OPEC=石油輸出国機構が、原油価格の上昇を図るため、8年ぶりとなる減産に踏み切ることで最終合意したと発表したことから、今後、原油価格が上昇すれば、日本でもガソリンや灯油などが値上がりし個人消費や企業活動に影響が及ぶ可能性もあります。
国内では、レギュラーガソリンの平均の小売価格は、ことし3月には1リットルあたり112円と7年ぶりの低い水準まで下がりました。しかしその後は、OPECの減産合意を見越した原油価格の上昇に伴ってガソリンも値上がりし、今週は、1リットルあたり125円台をつけています。
石油元売り各社でつくる石油連盟の木村康会長は先週の記者会見で、OPECが減産で合意すれば、1バレル=40ドル台後半で推移している原油先物価格が55ドル近くまで上昇するという見方を示しています。
今後、実際に原油価格が上昇して、ガソリンや灯油がさらに値上がりすれば、家計にとっては負担になり、個人消費が冷え込むおそれも指摘されています。また、プラスチックなどの原材料や燃料が値上がりすれば、コストの増加を価格などに転嫁しにくい中小企業のほか、漁業者や農家への影響も懸念されます。
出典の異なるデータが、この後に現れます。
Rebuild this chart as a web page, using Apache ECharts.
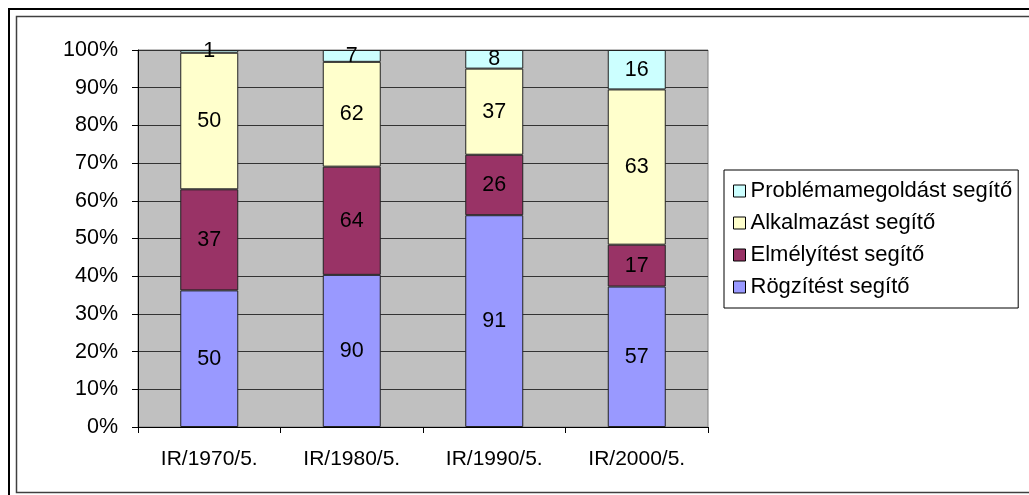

一方で、原油価格の上昇が緩やかなペースで進めば、日本の消費者物価の緩やかな上昇につながり、デフレからの脱却を後押しする効果も考えられます。このため、OPECの減産合意が日本経済にとってプラスとマイナス、どちらの影響が大きく出るかは、今後の原油価格などの動向に左右されることになります。